TASK PROMPT ::
Return each line of the data below verbatim; pictures are to be left out.

(Records with drawing code)
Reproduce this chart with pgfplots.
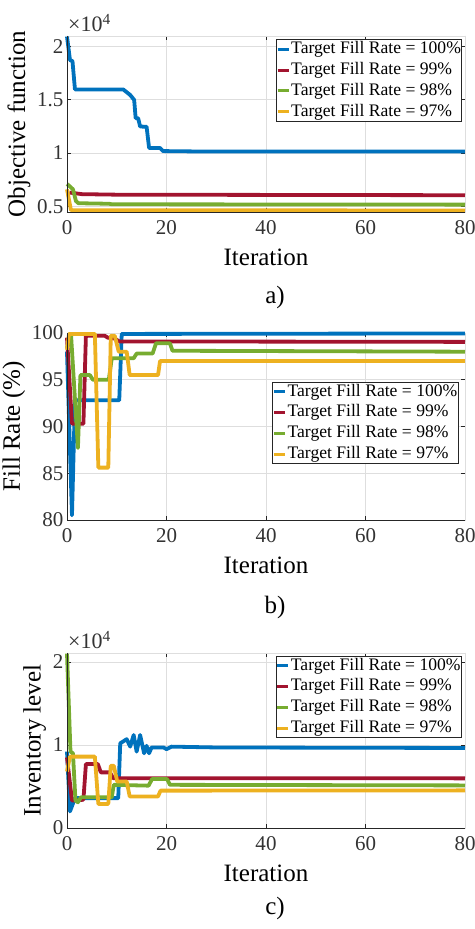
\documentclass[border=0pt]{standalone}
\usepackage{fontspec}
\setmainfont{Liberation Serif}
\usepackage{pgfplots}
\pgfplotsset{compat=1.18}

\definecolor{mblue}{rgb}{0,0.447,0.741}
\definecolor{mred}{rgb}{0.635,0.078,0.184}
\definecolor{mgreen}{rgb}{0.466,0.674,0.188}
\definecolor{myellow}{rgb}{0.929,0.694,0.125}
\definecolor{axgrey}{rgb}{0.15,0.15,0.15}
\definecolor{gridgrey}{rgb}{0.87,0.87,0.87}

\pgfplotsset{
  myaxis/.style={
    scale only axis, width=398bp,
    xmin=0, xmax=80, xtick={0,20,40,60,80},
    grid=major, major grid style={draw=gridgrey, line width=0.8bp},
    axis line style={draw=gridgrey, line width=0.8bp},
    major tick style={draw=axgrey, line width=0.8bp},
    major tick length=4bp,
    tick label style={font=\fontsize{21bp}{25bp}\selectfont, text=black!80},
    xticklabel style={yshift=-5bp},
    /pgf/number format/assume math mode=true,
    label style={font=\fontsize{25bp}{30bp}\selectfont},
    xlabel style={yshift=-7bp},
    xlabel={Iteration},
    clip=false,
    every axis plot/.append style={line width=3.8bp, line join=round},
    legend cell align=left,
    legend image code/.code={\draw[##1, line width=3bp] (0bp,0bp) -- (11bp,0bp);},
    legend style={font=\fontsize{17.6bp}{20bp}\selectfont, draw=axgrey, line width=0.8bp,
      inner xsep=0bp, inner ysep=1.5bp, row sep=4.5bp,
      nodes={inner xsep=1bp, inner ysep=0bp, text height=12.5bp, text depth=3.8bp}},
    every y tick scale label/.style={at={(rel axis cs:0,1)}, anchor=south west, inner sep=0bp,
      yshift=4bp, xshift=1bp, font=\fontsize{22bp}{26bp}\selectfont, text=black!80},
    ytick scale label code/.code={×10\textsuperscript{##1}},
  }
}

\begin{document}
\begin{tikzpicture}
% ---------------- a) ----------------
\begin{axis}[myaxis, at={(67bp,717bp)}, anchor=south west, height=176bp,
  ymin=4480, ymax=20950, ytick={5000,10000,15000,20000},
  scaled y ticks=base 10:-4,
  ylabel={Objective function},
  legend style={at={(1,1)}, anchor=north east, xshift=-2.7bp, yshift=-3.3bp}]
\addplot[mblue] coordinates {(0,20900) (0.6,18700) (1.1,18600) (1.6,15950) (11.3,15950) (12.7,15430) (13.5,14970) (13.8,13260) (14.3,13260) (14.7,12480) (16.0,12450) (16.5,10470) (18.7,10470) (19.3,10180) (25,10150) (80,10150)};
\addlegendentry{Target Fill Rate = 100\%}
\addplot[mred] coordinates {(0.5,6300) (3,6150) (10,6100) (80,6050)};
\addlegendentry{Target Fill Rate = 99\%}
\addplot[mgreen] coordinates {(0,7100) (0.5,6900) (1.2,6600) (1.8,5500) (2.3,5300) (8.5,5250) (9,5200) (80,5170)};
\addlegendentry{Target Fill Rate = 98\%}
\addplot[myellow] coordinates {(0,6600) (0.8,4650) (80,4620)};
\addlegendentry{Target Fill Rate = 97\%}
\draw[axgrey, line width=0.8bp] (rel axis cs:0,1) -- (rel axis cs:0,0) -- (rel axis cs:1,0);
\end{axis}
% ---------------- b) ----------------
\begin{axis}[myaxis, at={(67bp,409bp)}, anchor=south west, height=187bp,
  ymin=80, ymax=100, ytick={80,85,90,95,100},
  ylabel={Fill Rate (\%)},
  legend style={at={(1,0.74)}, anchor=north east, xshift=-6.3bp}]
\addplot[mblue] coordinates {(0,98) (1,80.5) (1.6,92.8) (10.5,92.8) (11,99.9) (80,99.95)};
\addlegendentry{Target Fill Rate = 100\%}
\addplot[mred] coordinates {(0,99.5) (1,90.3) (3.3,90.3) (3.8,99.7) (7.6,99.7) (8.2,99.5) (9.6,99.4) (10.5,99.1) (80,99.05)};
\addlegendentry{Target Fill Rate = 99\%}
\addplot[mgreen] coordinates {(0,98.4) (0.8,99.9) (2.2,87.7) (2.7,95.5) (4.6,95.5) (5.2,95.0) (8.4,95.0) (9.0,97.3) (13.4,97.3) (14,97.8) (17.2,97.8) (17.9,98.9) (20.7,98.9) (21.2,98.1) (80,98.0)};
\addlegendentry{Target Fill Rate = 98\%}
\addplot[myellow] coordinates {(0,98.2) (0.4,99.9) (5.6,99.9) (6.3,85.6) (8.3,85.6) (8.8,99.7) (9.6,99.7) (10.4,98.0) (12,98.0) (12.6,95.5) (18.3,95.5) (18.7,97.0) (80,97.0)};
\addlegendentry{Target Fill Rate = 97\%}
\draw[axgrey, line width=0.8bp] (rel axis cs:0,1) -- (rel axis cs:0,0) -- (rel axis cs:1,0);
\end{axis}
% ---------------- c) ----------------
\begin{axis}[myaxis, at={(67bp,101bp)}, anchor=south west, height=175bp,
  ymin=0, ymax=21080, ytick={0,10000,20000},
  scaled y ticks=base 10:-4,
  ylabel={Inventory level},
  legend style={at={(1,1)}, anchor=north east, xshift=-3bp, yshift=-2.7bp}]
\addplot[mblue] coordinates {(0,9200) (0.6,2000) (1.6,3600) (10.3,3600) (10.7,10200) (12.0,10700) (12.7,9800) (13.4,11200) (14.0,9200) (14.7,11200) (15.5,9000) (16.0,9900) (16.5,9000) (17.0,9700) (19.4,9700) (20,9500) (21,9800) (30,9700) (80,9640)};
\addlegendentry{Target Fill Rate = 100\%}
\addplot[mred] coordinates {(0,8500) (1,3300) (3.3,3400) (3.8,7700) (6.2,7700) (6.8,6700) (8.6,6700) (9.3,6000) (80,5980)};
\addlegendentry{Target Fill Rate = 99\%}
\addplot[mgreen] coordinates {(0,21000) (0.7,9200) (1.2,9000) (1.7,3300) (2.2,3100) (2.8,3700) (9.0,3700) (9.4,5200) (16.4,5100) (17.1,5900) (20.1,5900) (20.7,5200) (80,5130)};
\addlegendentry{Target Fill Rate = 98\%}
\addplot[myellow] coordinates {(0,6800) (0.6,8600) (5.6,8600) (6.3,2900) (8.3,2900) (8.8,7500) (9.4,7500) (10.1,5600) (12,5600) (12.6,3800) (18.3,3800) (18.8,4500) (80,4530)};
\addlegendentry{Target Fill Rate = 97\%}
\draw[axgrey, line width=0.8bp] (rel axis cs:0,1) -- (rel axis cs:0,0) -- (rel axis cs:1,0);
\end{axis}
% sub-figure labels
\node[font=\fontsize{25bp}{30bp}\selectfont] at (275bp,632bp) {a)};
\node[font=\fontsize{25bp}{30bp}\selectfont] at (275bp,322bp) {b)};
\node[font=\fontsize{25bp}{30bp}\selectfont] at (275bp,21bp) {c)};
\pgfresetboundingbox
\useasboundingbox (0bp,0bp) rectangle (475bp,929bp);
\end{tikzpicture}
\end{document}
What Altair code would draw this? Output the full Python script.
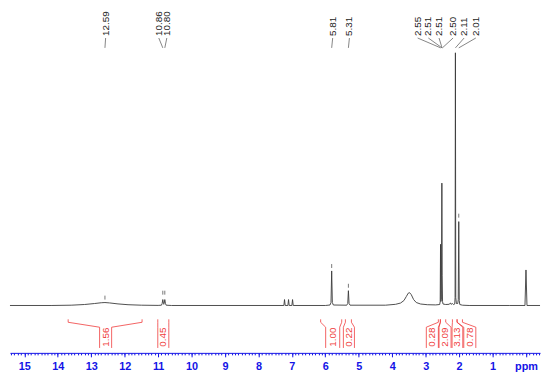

IN RESPONSE ::
Reproduce this chart with pgfplots.
\documentclass[border=0pt]{standalone}
\usepackage{fontspec}
\setmainfont{Liberation Serif}
\usepackage{pgfplots}
\pgfplotsset{compat=1.18}

\definecolor{mblue}{rgb}{0,0.447,0.741}
\definecolor{mred}{rgb}{0.635,0.078,0.184}
\definecolor{mgreen}{rgb}{0.466,0.674,0.188}
\definecolor{myellow}{rgb}{0.929,0.694,0.125}
\definecolor{axgrey}{rgb}{0.15,0.15,0.15}
\definecolor{gridgrey}{rgb}{0.87,0.87,0.87}

\pgfplotsset{
  myaxis/.style={
    scale only axis, width=398bp,
    xmin=0, xmax=80, xtick={0,20,40,60,80},
    grid=major, major grid style={draw=gridgrey, line width=0.8bp},
    axis line style={draw=gridgrey, line width=0.8bp},
    major tick style={draw=axgrey, line width=0.8bp},
    major tick length=4bp,
    tick label style={font=\fontsize{21bp}{25bp}\selectfont, text=black!80},
    xticklabel style={yshift=-5bp},
    /pgf/number format/assume math mode=true,
    label style={font=\fontsize{25bp}{30bp}\selectfont},
    xlabel style={yshift=-7bp},
    xlabel={Iteration},
    clip=false,
    every axis plot/.append style={line width=3.8bp, line join=round},
    legend cell align=left,
    legend image code/.code={\draw[##1, line width=3bp] (0bp,0bp) -- (11bp,0bp);},
    legend style={font=\fontsize{17.6bp}{20bp}\selectfont, draw=axgrey, line width=0.8bp,
      inner xsep=0bp, inner ysep=1.5bp, row sep=4.5bp,
      nodes={inner xsep=1bp, inner ysep=0bp, text height=12.5bp, text depth=3.8bp}},
    every y tick scale label/.style={at={(rel axis cs:0,1)}, anchor=south west, inner sep=0bp,
      yshift=4bp, xshift=1bp, font=\fontsize{22bp}{26bp}\selectfont, text=black!80},
    ytick scale label code/.code={×10\textsuperscript{##1}},
  }
}

\begin{document}
\begin{tikzpicture}
% ---------------- a) ----------------
\begin{axis}[myaxis, at={(67bp,717bp)}, anchor=south west, height=176bp,
  ymin=4480, ymax=20950, ytick={5000,10000,15000,20000},
  scaled y ticks=base 10:-4,
  ylabel={Objective function},
  legend style={at={(1,1)}, anchor=north east, xshift=-2.7bp, yshift=-3.3bp}]
\addplot[mblue] coordinates {(0,20900) (0.6,18700) (1.1,18600) (1.6,15950) (11.3,15950) (12.7,15430) (13.5,14970) (13.8,13260) (14.3,13260) (14.7,12480) (16.0,12450) (16.5,10470) (18.7,10470) (19.3,10180) (25,10150) (80,10150)};
\addlegendentry{Target Fill Rate = 100\%}
\addplot[mred] coordinates {(0.5,6300) (3,6150) (10,6100) (80,6050)};
\addlegendentry{Target Fill Rate = 99\%}
\addplot[mgreen] coordinates {(0,7100) (0.5,6900) (1.2,6600) (1.8,5500) (2.3,5300) (8.5,5250) (9,5200) (80,5170)};
\addlegendentry{Target Fill Rate = 98\%}
\addplot[myellow] coordinates {(0,6600) (0.8,4650) (80,4620)};
\addlegendentry{Target Fill Rate = 97\%}
\draw[axgrey, line width=0.8bp] (rel axis cs:0,1) -- (rel axis cs:0,0) -- (rel axis cs:1,0);
\end{axis}
% ---------------- b) ----------------
\begin{axis}[myaxis, at={(67bp,409bp)}, anchor=south west, height=187bp,
  ymin=80, ymax=100, ytick={80,85,90,95,100},
  ylabel={Fill Rate (\%)},
  legend style={at={(1,0.74)}, anchor=north east, xshift=-6.3bp}]
\addplot[mblue] coordinates {(0,98) (1,80.5) (1.6,92.8) (10.5,92.8) (11,99.9) (80,99.95)};
\addlegendentry{Target Fill Rate = 100\%}
\addplot[mred] coordinates {(0,99.5) (1,90.3) (3.3,90.3) (3.8,99.7) (7.6,99.7) (8.2,99.5) (9.6,99.4) (10.5,99.1) (80,99.05)};
\addlegendentry{Target Fill Rate = 99\%}
\addplot[mgreen] coordinates {(0,98.4) (0.8,99.9) (2.2,87.7) (2.7,95.5) (4.6,95.5) (5.2,95.0) (8.4,95.0) (9.0,97.3) (13.4,97.3) (14,97.8) (17.2,97.8) (17.9,98.9) (20.7,98.9) (21.2,98.1) (80,98.0)};
\addlegendentry{Target Fill Rate = 98\%}
\addplot[myellow] coordinates {(0,98.2) (0.4,99.9) (5.6,99.9) (6.3,85.6) (8.3,85.6) (8.8,99.7) (9.6,99.7) (10.4,98.0) (12,98.0) (12.6,95.5) (18.3,95.5) (18.7,97.0) (80,97.0)};
\addlegendentry{Target Fill Rate = 97\%}
\draw[axgrey, line width=0.8bp] (rel axis cs:0,1) -- (rel axis cs:0,0) -- (rel axis cs:1,0);
\end{axis}
% ---------------- c) ----------------
\begin{axis}[myaxis, at={(67bp,101bp)}, anchor=south west, height=175bp,
  ymin=0, ymax=21080, ytick={0,10000,20000},
  scaled y ticks=base 10:-4,
  ylabel={Inventory level},
  legend style={at={(1,1)}, anchor=north east, xshift=-3bp, yshift=-2.7bp}]
\addplot[mblue] coordinates {(0,9200) (0.6,2000) (1.6,3600) (10.3,3600) (10.7,10200) (12.0,10700) (12.7,9800) (13.4,11200) (14.0,9200) (14.7,11200) (15.5,9000) (16.0,9900) (16.5,9000) (17.0,9700) (19.4,9700) (20,9500) (21,9800) (30,9700) (80,9640)};
\addlegendentry{Target Fill Rate = 100\%}
\addplot[mred] coordinates {(0,8500) (1,3300) (3.3,3400) (3.8,7700) (6.2,7700) (6.8,6700) (8.6,6700) (9.3,6000) (80,5980)};
\addlegendentry{Target Fill Rate = 99\%}
\addplot[mgreen] coordinates {(0,21000) (0.7,9200) (1.2,9000) (1.7,3300) (2.2,3100) (2.8,3700) (9.0,3700) (9.4,5200) (16.4,5100) (17.1,5900) (20.1,5900) (20.7,5200) (80,5130)};
\addlegendentry{Target Fill Rate = 98\%}
\addplot[myellow] coordinates {(0,6800) (0.6,8600) (5.6,8600) (6.3,2900) (8.3,2900) (8.8,7500) (9.4,7500) (10.1,5600) (12,5600) (12.6,3800) (18.3,3800) (18.8,4500) (80,4530)};
\addlegendentry{Target Fill Rate = 97\%}
\draw[axgrey, line width=0.8bp] (rel axis cs:0,1) -- (rel axis cs:0,0) -- (rel axis cs:1,0);
\end{axis}
% sub-figure labels
\node[font=\fontsize{25bp}{30bp}\selectfont] at (275bp,632bp) {a)};
\node[font=\fontsize{25bp}{30bp}\selectfont] at (275bp,322bp) {b)};
\node[font=\fontsize{25bp}{30bp}\selectfont] at (275bp,21bp) {c)};
\pgfresetboundingbox
\useasboundingbox (0bp,0bp) rectangle (475bp,929bp);
\end{tikzpicture}
\end{document}
What Altair code would draw this? Output the full Python script.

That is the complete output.